Captain America: The Unnecessary Subtitle The First Avenger


Now this one was entertaining. I liked it a lot. And that's probably due to the fact that it doesn't follow the traditional, now cliché superhero story arc we've become accustomed to in the years since Spider-Man, instead taking the flesh of a superhero flick and wrapping it around the bones of a World War II saga. I absolutely love that they went full 1940s period piece with this material, and I also love that they didn't make the character of Captain America into a glib fast-talker in the mold of Iron Man as Green Lantern did with its hero. He's just a good, heroic guy who happens to get himself juiced up with superhero serum, almost archaic in this day and age. Which works since the film isn't set in this day and age.

The special effects are among the only special effects of the year to genuinely impress me – the manner in which they shrunk Chris Evans' muscular body into short and scrawny form for the pre-super serum first act is mystifying in how good and how seamless it looks – the action scenes are fun, the adventure robust, and the movie blissfully doesn't retreat from its inherent cheese. I mean, the villain is a super Nazi played by Agent Smith whose face is a red skull and claims that Hitler is an underachiever. That's just great, and I wouldn't have it any other way.

Like in Thor, there's a little bit of The Avengers setup, but unlike in Thor it's actually a little bit. Two or three minutes, and it's stuck at the end of the movie rather than being aggravatingly diluted through the duration. I mean, I'm looking forward to The Avengers a lot, even though this is the only genuinely good movie it's stemming from. But I like the Avengers stuff at the end, as in this film and the first Iron Man, not mixed throughout as in Thor and Iron Man 2. I like ice cream, but I want it at the end, not mixed in with bites of my hamburger.

Verdict: Unquestionably worth a rental. Possibly even a purchase if you can get it on the cheap and dig its somewhat kitschy World War II vibe.



Cowboys & Aliens


Far and away the best thing that Cowboys & Aliens has to offer is a Harrison Ford who appears shockingly alert and engaged in the material. I mean, he growls and glowers and glares with full-frontal Fordiness in a way that easily trumps his performance in Indiana Jones and the Kingdom of the Crystal Skull, though not Air Force One. If nothing else I enjoyed seeing one of the great movie stars do his thang once again, and Daniel Craig also does a good job as your archetypal Eastwoodian Western tough guy.

Beyond that… eh. There's a few decent action scenes, though nothing to write home about and without any individual moment that will make you go "whoa!" or even bother perking up. There is a plot twist involving a character's identity about halfway through, but the character hasn't been shaded or established enough beforehand for the reveal to inspire much more than "oh, that's nice." The biggest problem is the movie's severe faceless villain syndrome; the black CGI aliens pose a threat, sure, but they feel unoriginal and devoid of any zip, distinction, or personality. They just aren't any fun to root against, or at least not any more than a sufficiently large and intimidating boulder might be. Actually, now that I think of it, Harrison Ford faced off against the greatest boulder in movie history, so I take that back. Compared to Jon Favreau's other films, this is definitely more an Iron Man 2 than an Iron Man.

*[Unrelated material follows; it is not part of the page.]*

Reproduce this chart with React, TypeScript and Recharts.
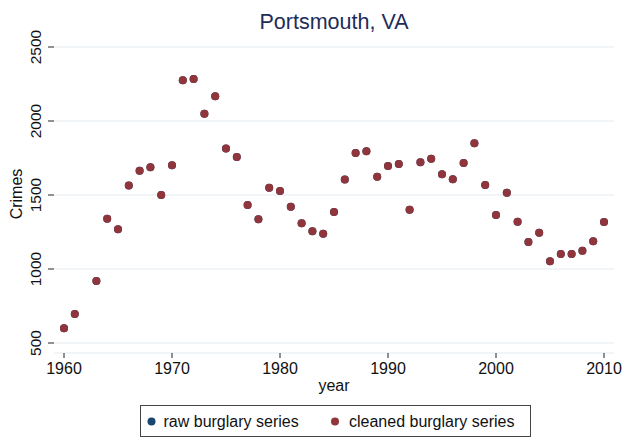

Verdict: Possibly worth a Netflixing. A Watch Instantly Netflixing for sure. But not a purchase even at a discount.



Conan the Barbarian


For the first half-hour or so of the Conan the Barbarian reboot I was thinking "man, the critics were wrong, this rocks!" The movie opens with a Morgan Freeman (!!) voiceover establishing the mythology followed immediately by Conan being born on a battlefield via sword C-section and held into the air by a screaming Ron Perlman. Then cut to years later and boy Conan has his village slaughtered and cuts off a bad guy's nose before his father is killed via molten metal. Cut to years later again and adult Conan rescues a bunch of topless slave wenches, hangs out with them (still topless) at a tavern, gets into a bar fight, then meets the guy whose nose he cut off and tortures him by sticking his finger up the guy's gaping nose-hole while the guy pisses himself before throwing him to his own slaves to be torn apart. And I was like, this is pure barbarian, baby!

But then the main plot kicks in, and what a boring plot it is. Conan, seeking the man who led the attack on his boyhood village, winds up having to babysit this woman named Tamara, and they have a Generic Action Movie Romance. Conan spends much of the rest of the film battling CGI sand people and CGI tentacle creatures and the awesomeness, bloodiness, and frequency of his slaughter takes an incredibly sharp nosedive. The movie ultimately loses all the cheesy charm of its first act and becomes overly serious for a story that doesn't warrant said seriousness in any way. The entire climactic sequence, which includes the CGI tentacle creature I just mentioned, is somehow less thrilling than the climactic sequence of the stoner fantasy comedy Your Highness from earlier this year. I guess I shouldn't have expected any better from the director of the 2009 Friday the 13th reboot.

And again, like Green Lantern, it's a shame, because the thought of Conan the Barbarian being awesome, making bank, and leading to a resurgence in violent R-rated 80s-style barbarian fantasy pleased me just as much as hearing the lamentation of his enemies' women pleases Conan. But it sucked, and Conan himself could learn something from the manner in which his film was spectacularly slaughtered at the box office. Nope, consider the barbarian genre dead and buried.

Verdict: Stick with the 1982 version.



Category winner: X-Men: First Class with little contest. It's not only the best superhero flick of 2011 but one of the best movies, period. There's modest pulp adventure fun to be found in Captain America, but First Class sweeps it aside with pure cool.

2 comments:

Anonymous said...

I feel like I was the only one that enjoyed "Green Lantern". Don't get me wrong, I didn't not think it was art or even that good. It was at least entertaining.

Tim Kraemer said...

I personally found the movie quite terrible, but if that's where you stand don't let anyone tell you different. Gotta like what ya like, baby.